Sunni leaders warn of sectarian chaos in Iraq
Duleimi sheikhs claim marginalised Sunnis now have little input into affairs of state in post-US Iraq
Two leading members of Iraq’s largest and most powerful Sunni tribe have warned of imminent sectarian chaos in the wake of the US withdrawal, claiming that the government of prime minister Nouri al-Maliki is promoting an anti-Sunni agenda.
The sheikhs, leaders of the highly influential Duleimi tribe, both insist that Sunnis have been increasingly marginalised over the past year to the point where they now have little input into affairs of state in post-US Iraq.
Their warnings come as Iraq’s vice-president, Tariq al-Hashimi, defended himself over claims in an arrest warrant issued for him that he had used his guards to act as hit squads to target political rivals and had ordered a recent car bombing near the Iraqi parliament.
The dramatic allegations against one of the highest ranking Sunni figures in government have sharply raised the stakes in Iraq. The crisis risks unravelling a fragile power-sharing deal among Shia, Sunni and Kurdish blocs that have struggled to overcome tensions since sectarian slaughter drove Iraq to the edge of civil war in the years after Saddam Hussein fell in 2003.
Senior Iraqi politicians have been holding talks with Maliki and other leaders to contain the dispute.
On Monday the president, Jalal Talabani, a Kurd, and Masoud Barzani, president of the Kurdistan regional government, called for dialogue among the different parties.
“We call for a national political conference urgently to prevent the political process from collapsing and exposing the country to uncalled consequences,” Barzani said in a statement.
The unravelling domestic scene is in stark contrast to the portrait painted by US commanders of a representative government that has found its feet after almost nine years of war.
The claims about Hashimi, made on state television, which aired the alleged confessions of three of his guards, have inflamed already high tensions between Sunni politicians and the Shia-led government of Maliki, which last week ordered a second prominent Sunni figure, deputy prime minister Saleh al-Mutlaq, to stay away from parliament.
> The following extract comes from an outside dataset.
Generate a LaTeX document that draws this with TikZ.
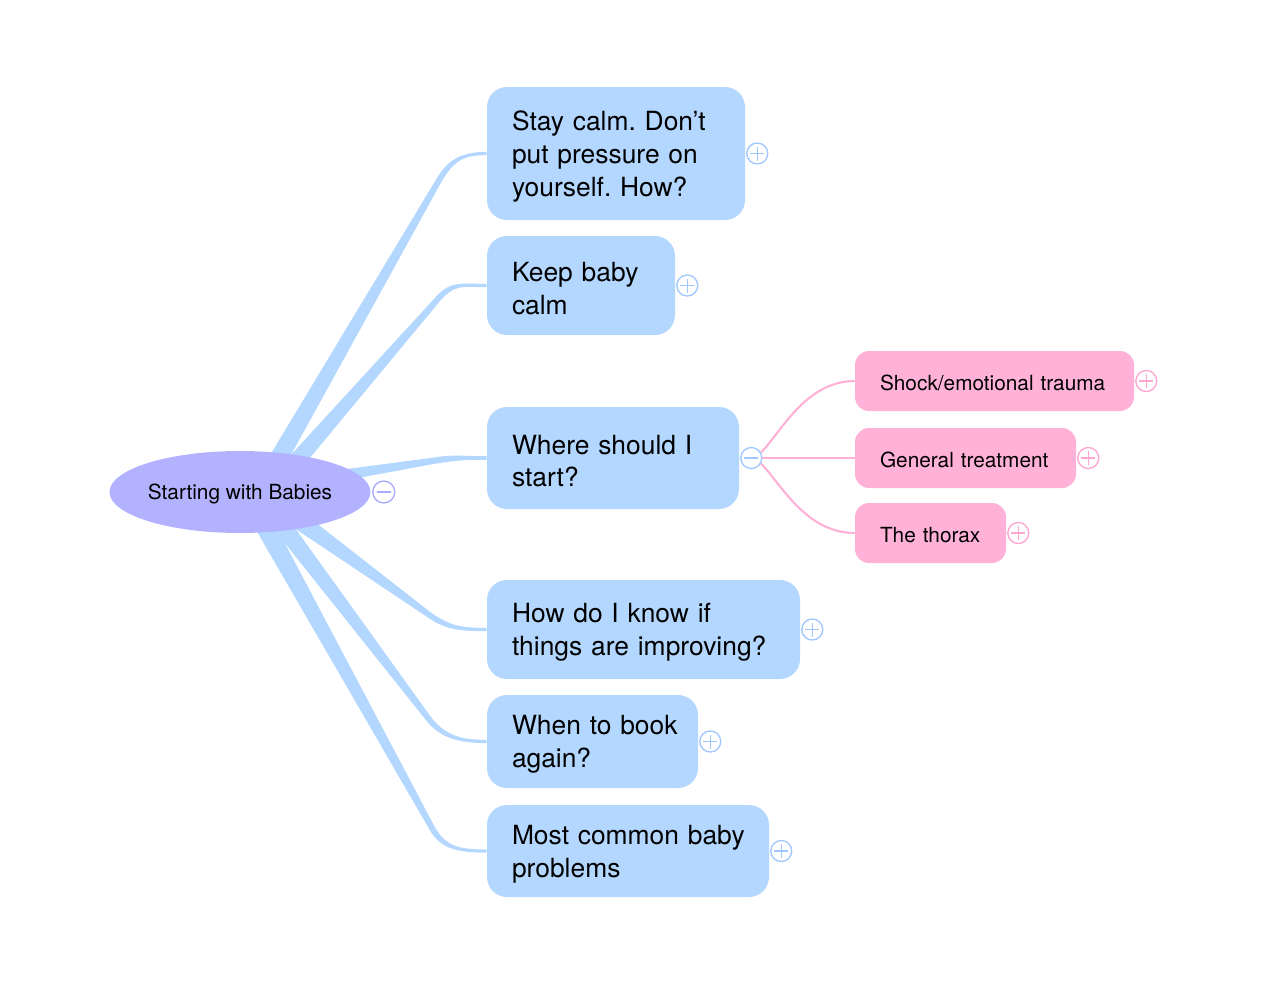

The Sunni-dominated Iraqiya bloc, which has 91 seats in the 325-seat parliament, has flagged a boycott from the legislature by many of its members. Three Sunni provinces have made unilateral declarations of autonomy.
Sheikh Ali Hatem Sleiman al-Duleimi, whose Baghdad compound was recently confiscated after he publicly insulted Iran’s most senior cleric, Ayatollah Ali Khamenei, accused Maliki of moving swiftly to consolidate sectarian rule in a vacuum left by the US military, which left Iraq last Thursday. “There is no democracy here,” he said in Ramadi. “There is chaos. Parties rule by sect. Corruption is rampant and so is sectarianism. But more dangerous than anything else is that Maliki is trying to establish a new autocracy.”
Anbar, a western Iraqi province bordering eastern Syria, is one of the most strategic locations in the region. Almost exclusively Sunni, it has been at odds with Baghdad ever since the ousting of Hussein.
Anbar’s power base was rooted in Saddam’s regime and the loss of such access to power was a key driver of a potent al-Qa’ida-led insurgency that bogged down the US military and accounted for around one third of its casualties.
Now the province seems to again be on a war footing, with jihad websites making a call to arms in recent weeks, which has alarmed Baghdad – and neighbouring Damascus, where a Sunni-led insurgency against the Allawite regime of the Assad family is taking shape.
A second sheikh, the elder and leader of the Duleimi tribe, Sheikh Majid Sleiman, said the deteriorating situation in Syria and the increasingly sect-based feuds in Iraq were combining to imperil the region.
“But if our brothers [in Syria] seek our help we cannot abandon them. The people here are energised to go there to help. If the people want to seek shelter here we will not be late in helping them.”